Chelsea in crisi, ma Ancelotti non si dimette

Tre sconfitte nelle ultime due settimane, voci di clamorose dimissioni, incomprensioni con la dirigenza: nel momento più difficile della sua avventura inglese Carlo Ancelotti smentisce di voler lasciare il Chelsea. Domenica era stata la società di Stamford Bridge a zittire con un comunicato le indiscrezioni sul futuro del tecnico italiano. Ieri ci ha pensato lo stesso Ancelotti: niente dimissioni, nessuna lite con Roman Abramovich.

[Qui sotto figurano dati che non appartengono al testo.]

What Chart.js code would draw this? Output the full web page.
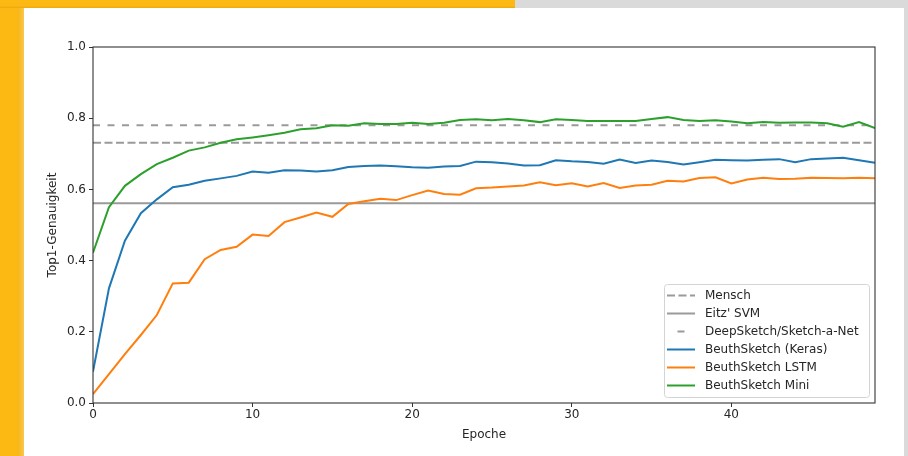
<!DOCTYPE html>
<html><head><meta charset="utf-8">
<script src="https://cdn.jsdelivr.net/npm/chart.js@4"></script>
<style>
html,body{margin:0;padding:0;width:908px;height:456px;overflow:hidden;background:#dadada;}
#yl{position:absolute;left:0;top:0;width:18px;height:456px;background:#fdb913;}
#yl2{position:absolute;left:18px;top:0;width:6px;height:456px;background:linear-gradient(to right,#f6b51c,#fbc84a);}
#top{position:absolute;left:0;top:0;width:515px;height:8px;background:linear-gradient(to bottom,#fdb913 70%,#eaa714);}
#card{position:absolute;left:24px;top:8px;width:880px;height:448px;background:#fff;}
canvas{display:block;}
</style></head><body>
<div id="yl"></div><div id="yl2"></div><div id="top"></div>
<div id="card"><canvas id="c" width="880" height="448"></canvas></div>
<script>
const epochs = [0,1,2,3,4,5,6,7,8,9,10,11,12,13,14,15,16,17,18,19,20,21,22,23,24,25,26,27,28,29,30,31,32,33,34,35,36,37,38,39,40,41,42,43,44,45,46,47,48,49];
const keras = [0.088,0.322,0.456,0.533,0.572,0.606,0.613,0.624,0.631,0.638,0.650,0.647,0.654,0.653,0.650,0.654,0.663,0.666,0.667,0.665,0.662,0.661,0.664,0.666,0.678,0.676,0.673,0.667,0.668,0.682,0.679,0.677,0.672,0.684,0.674,0.681,0.677,0.670,0.676,0.683,0.682,0.681,0.683,0.685,0.676,0.685,0.687,0.689,0.682,0.675];
const lstm = [0.025,0.081,0.137,0.191,0.247,0.336,0.338,0.404,0.430,0.439,0.473,0.469,0.508,0.521,0.535,0.523,0.559,0.567,0.574,0.570,0.584,0.597,0.587,0.585,0.603,0.605,0.608,0.611,0.620,0.612,0.617,0.608,0.618,0.604,0.611,0.613,0.624,0.622,0.632,0.634,0.617,0.628,0.633,0.629,0.630,0.633,0.632,0.631,0.633,0.631];
const mini = [0.422,0.550,0.610,0.643,0.671,0.689,0.709,0.718,0.731,0.741,0.746,0.752,0.759,0.769,0.772,0.780,0.779,0.786,0.784,0.784,0.787,0.784,0.787,0.795,0.797,0.794,0.798,0.794,0.789,0.797,0.795,0.792,0.792,0.792,0.792,0.798,0.803,0.795,0.792,0.794,0.791,0.786,0.789,0.787,0.788,0.788,0.786,0.776,0.789,0.772];
const refX = [0, 49];
const mensch = [0.731, 0.731];
const eitz = [0.561, 0.561];
const deepSketch = [0.780, 0.780];
const yTicks = [0, 0.2, 0.4, 0.6, 0.8, 1.0];
const xTicks = [0, 10, 20, 30, 40];

const pts = (xs, ys) => ys.map((v, i) => ({x: xs[i], y: v}));
const FONT = "'DejaVu Sans', sans-serif";
const TXT = '#262626';

const legendPlugin = {
  id: 'mplLegend',
  afterDraw(chart) {
    const ctx = chart.ctx;
    const x0 = 640, y0 = 276, w = 205, h = 113;
    ctx.save();
    ctx.beginPath();
    ctx.roundRect(x0 + 0.5, y0 + 0.5, w, h, 3);
    ctx.fillStyle = 'rgba(255,255,255,0.8)';
    ctx.fill();
    ctx.strokeStyle = '#d4d4d4';
    ctx.lineWidth = 1;
    ctx.stroke();
    ctx.font = '12px ' + FONT;
    ctx.textBaseline = 'middle';
    ctx.textAlign = 'left';
    chart.data.datasets.forEach((ds, i) => {
      const cy = y0 + 11.5 + i * 18;
      ctx.beginPath();
      ctx.strokeStyle = ds.borderColor;
      ctx.lineWidth = ds.borderWidth;
      ctx.setLineDash(ds.legendDash || ds.borderDash || []);
      ctx.lineDashOffset = ds.legendDashOffset || 0;
      ctx.moveTo(643, cy);
      ctx.lineTo(671, cy);
      ctx.stroke();
      ctx.setLineDash([]);
      ctx.fillStyle = TXT;
      ctx.fillText(ds.label, 681, cy + 0.5);
    });
    ctx.restore();
  }
};

const boxPlugin = {
  id: 'spines',
  afterDatasetsDraw(chart) {
    const {ctx, chartArea: a} = chart;
    ctx.save();
    ctx.strokeStyle = '#333';
    ctx.lineWidth = 1.1;
    ctx.strokeRect(a.left, a.top, a.right - a.left, a.bottom - a.top);
    ctx.restore();
  }
};

new Chart(document.getElementById('c'), {
  type: 'line',
  data: {
    datasets: [
      {label: 'Mensch', data: pts(refX, mensch), borderColor: '#9a9a9a', borderWidth: 2, borderDash: [8, 3.5], order: 6},
      {label: "Eitz' SVM", data: pts(refX, eitz), borderColor: '#9a9a9a', borderWidth: 2, order: 5},
      {label: 'DeepSketch/Sketch-a-Net', data: pts(refX, deepSketch), borderColor: '#9a9a9a', borderWidth: 2, borderDash: [7, 7.5], legendDash: [7, 30], legendDashOffset: -10.5, order: 4},
      {label: 'BeuthSketch (Keras)', data: pts(epochs, keras), borderColor: '#1f77b4', borderWidth: 2, order: 3},
      {label: 'BeuthSketch LSTM', data: pts(epochs, lstm), borderColor: '#ff7f0e', borderWidth: 2, order: 2},
      {label: 'BeuthSketch Mini', data: pts(epochs, mini), borderColor: '#2ca02c', borderWidth: 2, order: 1}
    ]
  },
  options: {
    responsive: false,
    animation: false,
    devicePixelRatio: 1,
    elements: {point: {radius: 0, hoverRadius: 0}, line: {tension: 0, borderCapStyle: 'butt'}},
    layout: {padding: {top: 39, right: 29, left: 0, bottom: 0}},
    plugins: {legend: {display: false}, tooltip: {enabled: false}},
    events: [],
    scales: {
      x: {
        type: 'linear', min: 0, max: 49,
        afterBuildTicks: s => { s.ticks = xTicks.map(v => ({value: v})); },
        afterFit: s => { s.height = 53; },
        grid: {drawOnChartArea: false, drawTicks: true, tickLength: 4, tickColor: '#333', tickWidth: 1},
        border: {display: false},
        ticks: {color: TXT, font: {family: FONT, size: 12}, padding: 1, maxRotation: 0, callback: v => String(v)},
        title: {display: true, text: 'Epoche', color: TXT, font: {family: FONT, size: 12}, padding: {top: 0, bottom: 14}}
      },
      y: {
        type: 'linear', min: 0, max: 1,
        afterBuildTicks: s => { s.ticks = yTicks.map(v => ({value: v})); },
        afterFit: s => { s.width = 69; },
        grid: {drawOnChartArea: false, drawTicks: true, tickLength: 4, tickColor: '#333', tickWidth: 1},
        border: {display: false},
        ticks: {color: TXT, font: {family: FONT, size: 12}, padding: 3, callback: v => Number(v).toFixed(1)},
        title: {display: true, text: 'Top1-Genauigkeit', color: TXT, font: {family: FONT, size: 12}, padding: {top: 22, bottom: 0}}
      }
    }
  },
  plugins: [boxPlugin, legendPlugin]
});
</script>
</body></html>
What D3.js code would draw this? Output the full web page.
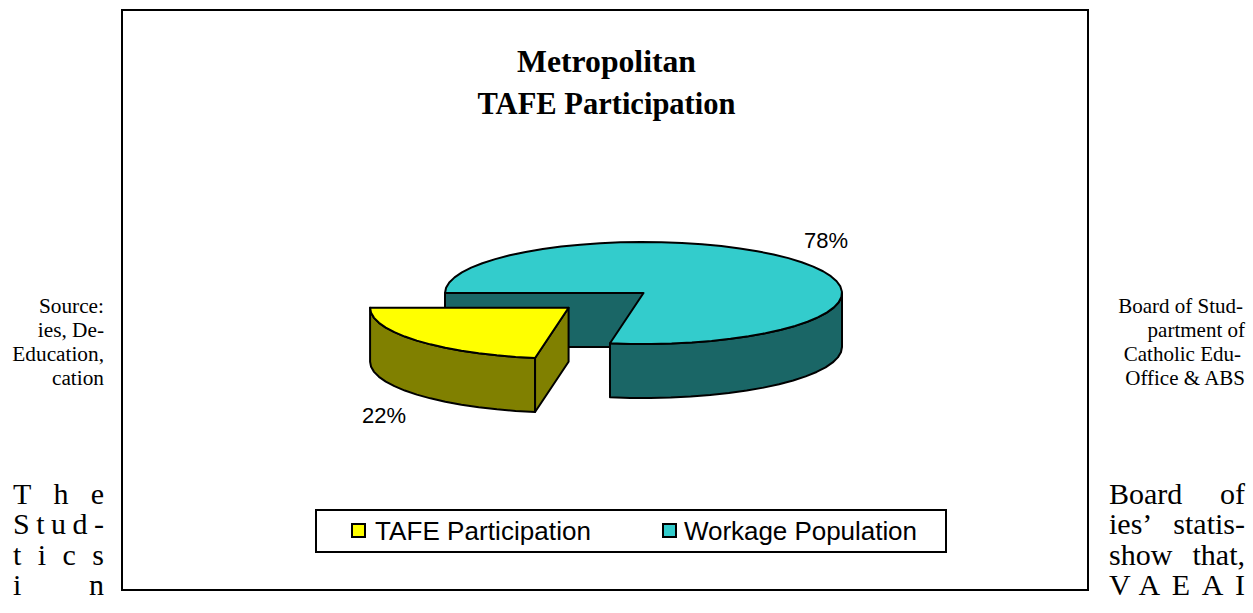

“Tutte le voci degli ultimi giorni sono completamente false – le parole del tecnico italiano -. Non so da dove provengano. Ho un contratto fino al 2012 con questo club e come ho detto tante volte, voglio restare qui. Amo non solo questa società ma anche questi giocatori. Ho la massima fiducia in loro, in questa rosa, e non c’è ragione per cambiare idea”.

I dubbi su Ancelotti sono stati alimentati dalle novità degli ultimi giorni. Prima il sorprendente allontanamento del suo vice Ray Wilkins, e la promozione di Michael Emenalo, uomo di fiducia di Abramovich. Poi il protrarsi delle trattative per il rinnovo del contratto dello stesso Ancelotti. Nel mentre il pessimo momento dei Blues, afflitti da una serie di infortuni (John Terry e Frank Lampard), ma soprattutto sconfitti tre volte nelle ultime quattro partite.

“Quando una squadra non ottiene risultati è normale che l’allenatore sia sotto pressione – ha spiegato Ancelotti -. Ma in questo momento l’unica cosa che conta è restare concentrati e uniti, e fare in modo che la squadra torni a giocare bene”. Ma dopo aver sposato la politica dell’austerity introdotta da Abramovich l’estate scorsa, e aver accettato di ridimensionare le sue richieste di mercato, ora il manager dei Blues si aspetta uno sforzo economico per rimediare alle molte assenze (anche Alex rischia un lungo stop, mentre è già finita la stagione di Yossi Benayoun).

Per questo, dopo la sconfitta con il Birmingham, aveva dichiarato di sentirsi solo un “allenatore” e non – come nel caso di Sir Alex Ferguson – un manager con voce in capitolo sul mercato. Un distinguo per sottolineare le scelte della società, non necessariamente coincidenti con le sue.